Zu früh abgeschleppt: Selbsthilfe auf Privatparkplatz verboten
Abschleppfirma blitzt ab. Wer von einem Privatparkplatz ein fremdes Auto entfernen will, muss zuerst dem Zulassungsbesitzer eine Chance geben.
Achtung, dieses Urteil kann das Geschäftsmodell so manchen Grundstückseigentümers oder Abschleppunternehmens beeinträchtigen: Der Oberste Gerichtshof (OGH) hat anlässlich eines Abschleppeinsatzes in Innsbruck die Grenzen erlaubter Selbsthilfe bekräftigt, zu der Besitzer privater Parkplätze mitunter greifen.
Auf einem Privatparkplatz war am 24. oder 25. November 2015 ein fremder Fiat Punto abgestellt worden. Die Mieterin des Platzes hatte diesen einem Bekannten überlassen, der sein eigenes Auto dort abstellen wollte, aber nicht konnte. Also musste der Bekannte in die Kurzparkzone ausweichen, wo er bald einen Strafzettel bekam.
Eine am Auto angebrachte Rückrufbitte blieb unerhört, die Polizei erachtete sich angesichts des privaten Charakters des Stellplatzes für unzuständig. Nachdem auch die Abschleppfirma vergeblich versucht hatte, den Fahrer zu finden, brachte sie den Fiat am 28. November auf ihr Firmengelände. Dort stand er fortan.

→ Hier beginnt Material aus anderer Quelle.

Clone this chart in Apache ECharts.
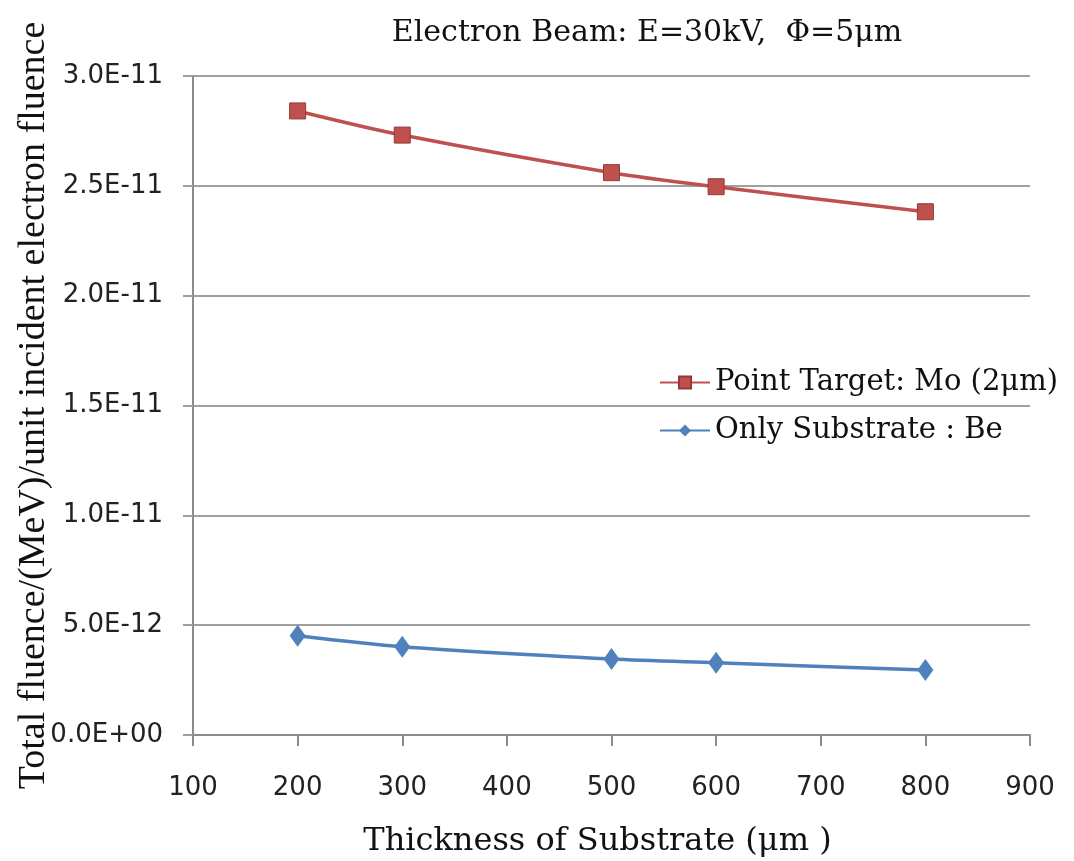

Eine Lenkerauskunft führte zwar zur Zulassungsbesitzerin; die ist aber, trotz Melderegisterabfrage und Einschaltung eines Detektivs, unauffindbar: „Untergetaucht“, meldete ein Inkasso- und Informationsbüro.
Das Abschleppunternehmen ließ sich die Ansprüche der Parkplatzbesitzerin statt eines Entgelts abtreten. Und klagte die Besitzerin des Fiat über einen Zustellkurator auf 5514 Euro für das Abschleppen und Lagern des Autos. Das Bezirks- und das Landesgericht Innsbruck wiesen die Klage jedoch ab: Die Selbsthilfe, welche die Parkplatzbesitzerin geübt habe, sei unzulässig gewesen. Sie setzt nämlich voraus, dass unwiederbringlicher Schaden droht und staatliche Hilfe (in einem Besitzstörungsverfahren) zu spät käme; der Umstand allein, dass Verfahren vor den Gerichten Wochen und Monate dauern, wird von diesen nicht als ausreichende Begründung anerkannt. Weil der auf einem vormals freien Parkplatz abgestellte Fiat keine Einfahrt verstellt und keine Einsatzfahrzeuge behindert hat, war die Selbsthilfe unangemessen.
Der OGH bestätigte die Entscheidungen. Er betonte dabei noch einen weiteren Aspekt: Für eine erlaubte Selbsthilfe müsse das sanfteste zielführende Mittel der Rechtsdurchsetzung ergriffen werden. Deshalb müssten zuallererst zumutbare Erkundigungen nach der Person des Lenkers angestellt werden. Derjenige, der rechtswidrig den Platz verparkt habe, müsse die Möglichkeit erhalten, das Fahrzeug selbst zu entfernen, betont der OGH (10 Ob 34/17y).
Lenkerin zu spät ausgeforscht
Nun haben die Mieterin und das Abschleppunternehmen zwar die Zulassungsbesitzerin namentlich ausgeforscht und dabei feststellen müssen, dass sie nicht greifbar war. Das taten sie allerdings erst, nachdem das Auto bereits abgeschleppt worden war. Davor jedoch hatten sie nicht davon ausgehen können, dass die Zulassungsbesitzerin unerreichbar sein würde.
Das Abschleppunternehmen ist auf allen Linien gescheitert: Wie berichtet, hat es auch versucht, die engen Grenzen der Selbsthilfe durch den Verfassungsgerichtshof erweitern zu lassen. Schon aus formalen Gründen drang es nicht bis dorthin durch.